CoreOS related bug filing:
Using cloud-init to setup network and netdev units for bonded interfaces does not work as expected, since networkd does not ifdown interfaces that it did not setup.
This means that a physical system with 2 nics that is netbooted with a plain CoreOS image will have those interfaces setup during boot automatically by udev(?) and when cloud-init sets up a bond and then restarts networkd, networkd, does not ifdown eno1 and eno2, which means they can not be enslaved to the bond and things fail to come up properly.

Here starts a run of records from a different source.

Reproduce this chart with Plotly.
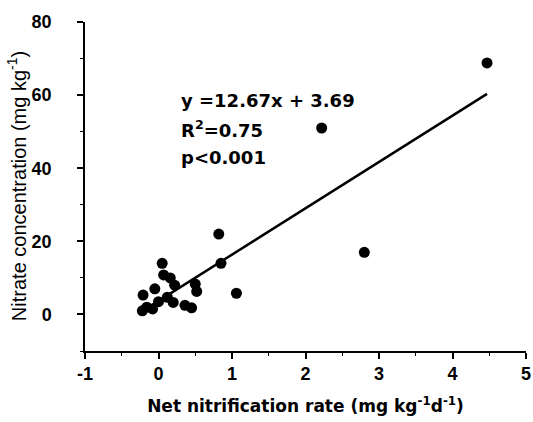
import plotly.graph_objects as go

x_rate = [4.47, 2.22, 2.80, 0.82, 0.85, 1.06, 0.50, 0.52, 0.05, 0.07, 0.16, 0.12,
          -0.21, -0.05, -0.16, -0.22, 0.00, 0.20, 0.36, 0.45, -0.08, 0.22]
y_nitrate = [68.8, 51.0, 17.0, 22.0, 14.0, 5.8, 8.3, 6.3, 14.0, 10.8, 10.0, 4.7,
             5.3, 7.0, 2.0, 1.0, 3.5, 3.3, 2.5, 1.8, 1.5, 8.0]
slope, intercept = 12.67, 3.69
fit_x = [min(x_rate), max(x_rate)]
fit_y = [slope * v + intercept for v in fit_x]
eq_lines = ["y =12.67x + 3.69", "R<sup>2</sup>=0.75", "p<0.001"]
eq_y = [58.6, 50.6, 43.0]

FONT = "Liberation Sans, Arial"
WIDE = "DejaVu Sans, Liberation Sans"

fig = go.Figure()
fig.add_trace(go.Scatter(x=fit_x, y=fit_y, mode="lines",
                         line=dict(color="black", width=2.5), hoverinfo="skip"))
fig.add_trace(go.Scatter(x=x_rate, y=y_nitrate, mode="markers",
                         marker=dict(color="black", size=11, symbol="circle")))

for t, yy in zip(eq_lines, eq_y):
    fig.add_annotation(x=0.28, y=yy, text="<b>" + t + "</b>", showarrow=False,
                       xanchor="left", yanchor="middle",
                       font=dict(family=WIDE, size=18, color="black"))

# y-axis title as a rotated annotation for exact placement
fig.add_annotation(xref="paper", yref="paper", x=-0.155, y=0.50,
                   text="Nitrate concentration (mg kg<sup>-1</sup>)", textangle=-90,
                   showarrow=False, xanchor="center", yanchor="middle",
                   font=dict(family=FONT, size=20, color="black"))

axis_common = dict(showgrid=False, zeroline=False, showline=True, linecolor="black",
                   linewidth=1.5, ticks="outside", ticklen=6, tickwidth=1.5,
                   tickcolor="black", mirror=False, automargin=False,
                   ticklabeloverflow="allow")

fig.update_xaxes(range=[-1, 5], tickvals=[-1, 0, 1, 2, 3, 4, 5],
                 ticktext=["<b>%d</b>" % v for v in [-1, 0, 1, 2, 3, 4, 5]],
                 minor=dict(dtick=0.5, ticks="outside", ticklen=3, tickcolor="black", tickwidth=1.2),
                 tickfont=dict(family=FONT, size=18, color="black"),
                 title=dict(text="<b>Net nitrification rate (mg kg<sup>-1</sup>d<sup>-1</sup>)</b>",
                            font=dict(family=WIDE, size=17, color="black"), standoff=17),
                 **axis_common)
fig.update_yaxes(range=[-10, 80], tickvals=[0, 20, 40, 60, 80],
                 ticktext=["<b>%d</b>" % v for v in [0, 20, 40, 60, 80]],
                 minor=dict(dtick=10, ticks="outside", ticklen=3, tickcolor="black", tickwidth=1.2),
                 tickfont=dict(family=FONT, size=18, color="black"),
                 ticklabelstandoff=22,
                 **axis_common)

fig.update_layout(width=533, height=422, showlegend=False,
                  plot_bgcolor="white", paper_bgcolor="white",
                  margin=dict(l=85, r=7, t=22, b=71))
# remove the page's default 8px body margin so the 533x422 figure fills the window exactly
fig.write_html("out.html", config={"displayModeBar": False},
               post_script="document.body.style.margin='0';")
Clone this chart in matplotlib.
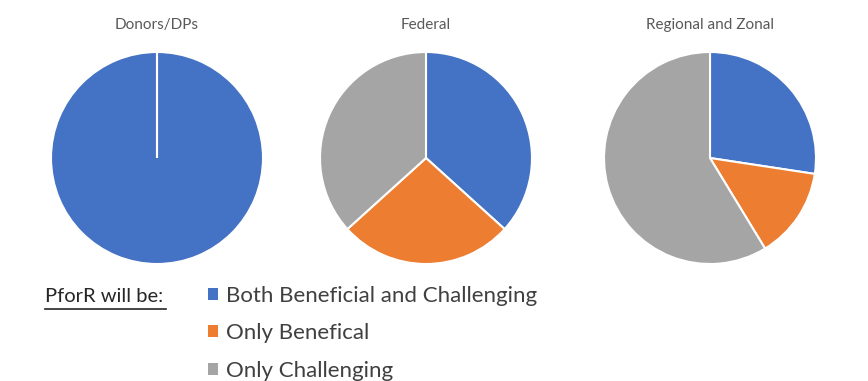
import matplotlib.pyplot as plt
from matplotlib.patches import Patch
from matplotlib.lines import Line2D

# Share of responses (percent) per stakeholder group
groups = ["Donors/DPs", "Federal", "Regional and Zonal"]
categories = ["Both Beneficial and Challenging", "Only Benefical", "Only Challenging"]
donors = [100.0, 0.0, 0.0]
federal = [36.7, 26.6, 36.7]
regional = [27.4, 13.9, 58.7]
colors = ["#4472C4", "#ED7D31", "#A5A5A5"]

W, H = 868, 381
fig = plt.figure(figsize=(W / 100, H / 100), dpi=100)
plt.rcParams["font.family"] = ["Lato", "DejaVu Sans"]

centers_x = [157, 426, 710]
center_y = 158
radius = 106

for name, vals, cx in zip(groups, [donors, federal, regional], centers_x):
    ax = fig.add_axes([(cx - radius) / W, (H - center_y - radius) / H,
                       2 * radius / W, 2 * radius / H])
    # zero-size slices still leave their white border as a radial line
    ax.pie(vals, colors=colors, startangle=90, counterclock=False, radius=1.0,
           wedgeprops=dict(edgecolor="white", linewidth=1.5))
    ax.set_xlim(-1.0, 1.0)
    ax.set_ylim(-1.0, 1.0)
    ax.set_aspect("equal")
    ax.axis("off")
    fig.text(cx / W, 1 - 25 / H, name, ha="center", va="center",
             fontsize=11, color="#595959")

# Legend block
fig.text(45 / W, 1 - 297 / H, "PforR will be:", ha="left", va="center",
         fontsize=14.5, color="#262626")
fig.add_artist(Line2D([45 / W, 166 / W], [1 - 309 / H, 1 - 309 / H],
                      color="#262626", linewidth=1.2))

handles = [Patch(facecolor=c, edgecolor="none") for c in colors]
leg = fig.legend(handles, categories, loc="upper left",
                 bbox_to_anchor=(208 / W, 1 - 285.5 / H), frameon=False,
                 fontsize=16, handlelength=0.45, handleheight=0.45,
                 handletextpad=0.36, labelspacing=0.79, borderaxespad=0,
                 borderpad=0)
for t in leg.get_texts():
    t.set_color("#404040")

fig.savefig("out.png", dpi=100)
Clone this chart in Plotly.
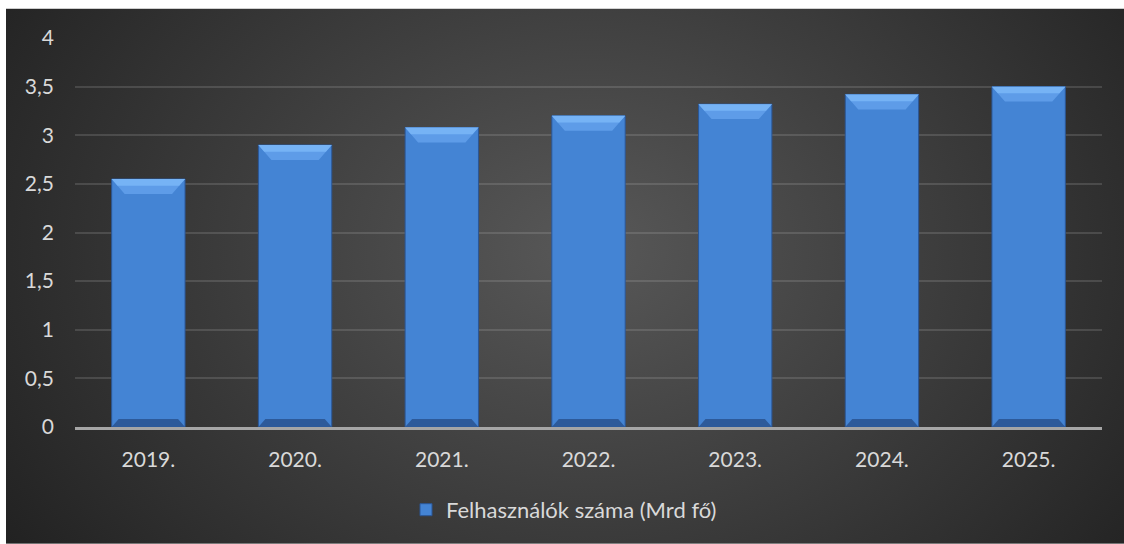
import base64
import plotly.graph_objects as go

# Data
years = ["2019.", "2020.", "2021.", "2022.", "2023.", "2024.", "2025."]
users_bn = [2.55, 2.9, 3.08, 3.2, 3.32, 3.42, 3.5]
series_name = "Felhasználók száma (Mrd fő)"
y_ticks = [0, 0.5, 1, 1.5, 2, 2.5, 3, 3.5, 4]
y_tick_text = ["0", "0,5", "1", "1,5", "2", "2,5", "3", "3,5", "4"]

W, H = 1124, 544
L, R, T, B = 75, 22, 37.5, 117
plot_w = W - L - R
plot_h = H - T - B

FONT = "Lato"
TXT = "#d9d9d9"
BAR_W = 0.5

xs = list(range(len(years)))

# bevel geometry (in axis units)
px_x = plot_w / len(years)
px_y = plot_h / 4.0
top_dy, top_dx = 15 / px_y, 13 / px_x
bot_dy, bot_dx = 8 / px_y, 7 / px_x


def trapezoids(depth, inset, at_top=True):
    tx, ty = [], []
    for x, v in zip(xs, users_bn):
        x0, x1 = x - BAR_W / 2, x + BAR_W / 2
        if at_top:
            y_out, y_in = v, v - depth
        else:
            y_out, y_in = 0, depth
        tx += [x0, x1, x1 - inset, x0 + inset, x0, None]
        ty += [y_out, y_out, y_in, y_in, y_out, None]
    return tx, ty


def add_face(tx, ty, color):
    fig.add_trace(go.Scatter(x=tx, y=ty, fill="toself", mode="lines",
                             fillcolor=color, line=dict(width=0),
                             showlegend=False, hoverinfo="skip"))


fig = go.Figure()

fig.add_trace(go.Bar(
    x=xs, y=users_bn, width=BAR_W, name=series_name,
    marker=dict(color="#4484d4", line=dict(color="#2b5797", width=1)),
    showlegend=True,
))

# top bevel faces
add_face(*trapezoids(top_dy, top_dx, True), "#5e9ce8")
add_face(*trapezoids(top_dy * 0.45, top_dx * 0.45, True), "#76b3f5")

# bottom bevel face
add_face(*trapezoids(bot_dy, bot_dx, False), "#2d5a9a")

# radial gradient backdrop for the chart area
svg = (
    '<svg xmlns="http://www.w3.org/2000/svg" width="1118" height="536" '
    'viewBox="0 0 1118 536" preserveAspectRatio="none">'
    '<defs><radialGradient id="g" cx="0.52" cy="0.45" r="0.62" '
    'gradientTransform="translate(0.52 0.45) scale(1 1.6) translate(-0.52 -0.45)">'
    '<stop offset="0" stop-color="#585858"/>'
    '<stop offset="1" stop-color="#222222"/>'
    '</radialGradient></defs>'
    '<rect width="1118" height="536" fill="url(#g)"/></svg>'
)
uri = "data:image/svg+xml;base64," + base64.b64encode(svg.encode()).decode()

fig.add_layout_image(dict(
    source=uri, xref="paper", yref="paper",
    x=(6 - L) / plot_w, y=(H - B - 8) / plot_h,
    sizex=(W - 6) / plot_w, sizey=(H - 8) / plot_h,
    xanchor="left", yanchor="top", sizing="stretch", layer="below",
))

fig.update_layout(
    width=W, height=H,
    margin=dict(l=L, r=R, t=T, b=B),
    paper_bgcolor="white", plot_bgcolor="rgba(0,0,0,0)",
    barmode="overlay",
    font=dict(family=FONT, color=TXT, size=21),
    showlegend=True,
    legend=dict(
        orientation="h", x=(564 - L) / plot_w, xanchor="center",
        y=(427 - 510) / plot_h, yanchor="middle",
        font=dict(family=FONT, color=TXT, size=22),
        bgcolor="rgba(0,0,0,0)", itemwidth=30,
    ),
    xaxis=dict(
        range=[-0.5, len(years) - 0.5], tickvals=xs, ticktext=years,
        showgrid=False, zeroline=False, showline=True,
        linecolor="#a6a6a6", linewidth=2.5, ticks="",
        ticklabelstandoff=12, tickfont=dict(size=21, color=TXT),
        fixedrange=True,
    ),
    yaxis=dict(
        range=[0, 4], tickvals=y_ticks, ticktext=y_tick_text,
        showgrid=True, gridcolor="rgba(200,200,200,0.18)", gridwidth=1.5,
        zeroline=False, showline=False, ticks="",
        ticklabelstandoff=20, tickfont=dict(size=21, color=TXT),
        fixedrange=True,
    ),
)

fig.write_html("out.html")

networkd could likely continue to ignore devices it knows nothing about, but assume that it is safe to down interfaces that it now has configuration for, even if it didn't initially bring them up.
A bit more documentation:
It also appears that if the bond is setup to use DHCP, that it doesn't wait long enough for link to be established after the interface is upped before requesting DHCP, and therefore the bond has no IP. A second netword restart works fine, since the interfaces are already up. (Not completely sure if this is a networkd or linux dist issue)
Hm, we probably should try to be more clever about this. However, could you explain how come the interfaces are up in the first place. This sounds strange?
Sorry for the delay, I never got a notification of your reply.
I am pretty sure that the initial setup is done via udev.
I'm also impacted by this bug.
I don't think that the reasons for which the interfaces are up matters here. Take the case when someone configures an interface manually and then decides to use networkd, I think that case should be handled.
I'm not sure if networkd should set down the interfaces for which it has a new config when stopping or if it should ensure when starting that all the interfaces it will be configuring are down. But doing nothing about these interfaces and failing doesn't seem the good solution.
To add a little more color to this issue, that I am also affected by, it is very common to have the interfaces up when attempting to apply a new configuration, many times it is the only way.
For example, a common server provisioning workflow might be:
DHCP single interface
tftp and pxeboot into the OS
Cloud-init writes the .network and .netdev files to the appropriate locations
restart networking to come up with bonding
With this current issue the network restart doesn't create the bond as desired.
For now, as a workaround, I'm adding a tiny bash script that does this during the provisioning sequence, but would love to see a fix to this in the future. Thanks.